Sadly for us, we thought we were boarding a plane and flying to another country with our kid, but what we were actually doing was reenacting the movie The Quiet Place, where the louder our kid screamed the more everyone around us wanted to murder us.
Turns out, traveling with kids is not easy.
But I do have some tips and tricks I learned in my vast experience of flying with my son that one time:
Take fun food
When packing for our trip, I packed enough snacks, meals, juice boxes and milk cartons for my son to embark on a two-month pilgrimage on foot.
So much so, that when we got to customs, the TSA officer thought we were starting an illegal vanilla-flavored milk business in the US and gave us a choice: he could either open every single carton and analyze them -thus ruining them- or he could pat one of us down, which makes zero sense and that’s why we have #metoo.
My dear boyfriend volunteered to the pat down, and the officer let us through with our food and 42 milk cartons, and thankfully so, because our kid drank two.
Yeah, turns out kids on planes aren’t interested in keeping up their calorie intake as much as they are in finding all the other kids on the plane and telepathically agreeing on a time to start simultaneously crying.
My advice is: Pack snacks for your kids that are more fun than they are nutritious.
Think chips, colorful cookies, fast food, M&Ms, drugs (but not hard ones, we’re responsible parents), anything that will keep them entertained and happy for a few minutes so you can breathe.
And if you’re thinking, “I don’t find eating entertaining”, then good for you healthy person who doesn’t eat their feelings, I don’t envy you at all.
Bring extra clothes in your carry-on bag
Anticipating possible food or poop-related accidents, I did pack a few extra outfits for my son in our carry-on bag. But for some reason I didn’t include socks.
I figured, if such a catastrophe happens in which my son gets poop all the way down to his socks, it’d be easier to just land the plane.
And about 10 minutes after the plane took off, my kid grabbed his fruit pouch and squeezed the hell out of it, getting apple sauce all over his socks. And nothing else.
Just his socks, the one thing I didn’t pack. That’s Murphy’s Law for you, the toast is always going to fall on the jam side, and then your kid will step on it.

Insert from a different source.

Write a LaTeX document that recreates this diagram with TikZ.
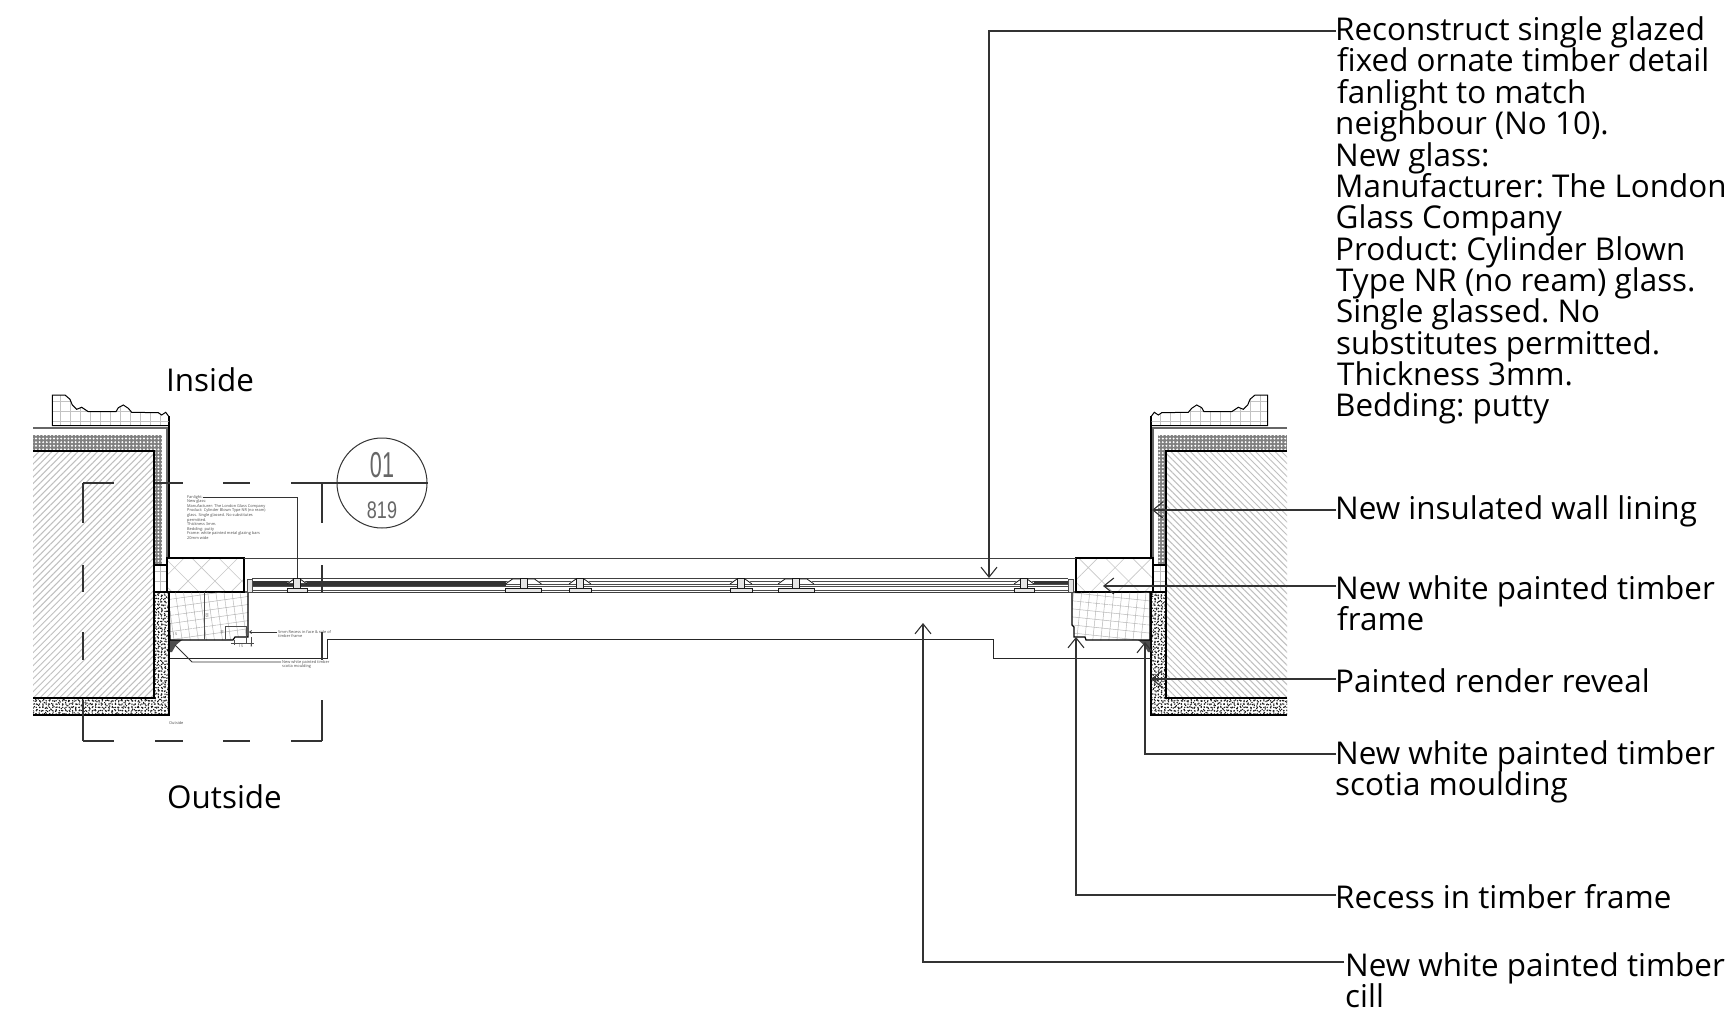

My advice is: Whatever your brain tells you not to pack because “what are the chances of that happening?”, pack two of.
Also, turns out the fake air they use on airplanes to keep the cabin pressurized and dehydrate your internal organs so you’ll pay 9 dollars for a water bottle is very effective for drying the toddler socks you washed in the bathroom sink.
Just be prepared for a rough ride
In an attempt at keeping my kid entertained during the flight, I packed all sorts of toys and games, and filled our iPad with enough movies and videos for him to watch through his late teens.
But pretty early in the flight I learned that no matter what you do, kids are going to get fuzzy, because they’ll be tired, and bored, and uncomfortable, and stuck on a plane for 12 hours in a seat designed to make all humans uncomfortable unless they’re a cat.
And it makes sense, because you’ll feel the same way, except you’re an adult, so your freak-outs are contained in a cage of shame and self-restraint that prevents you from sitting on the floor crying when you accidentally went to the bathroom at the wrong time and now you’ve been stuck behind the food cart for 42 minutes.
And if the stress of trying to keep your kids happy wasn’t enough, if you’re anything like me, you’ll also be worried about bothering everyone else on the plane.
Don’t. People on the plane who are parents will feel sympathy for you, and people without kids will curse you and your descendants.
But they already did that the moment they saw you board the plane and were disappointed you had a bunch of kids instead of a bunch of snakes.
My advice is: Just breathe and concentrate on surviving those few hours. And if you make it to your destination with 50% of your sanity and hopefully 100% of your kids, you did great.
Bon Voyage! (That’s French for “you should’ve left the kids with grandma”).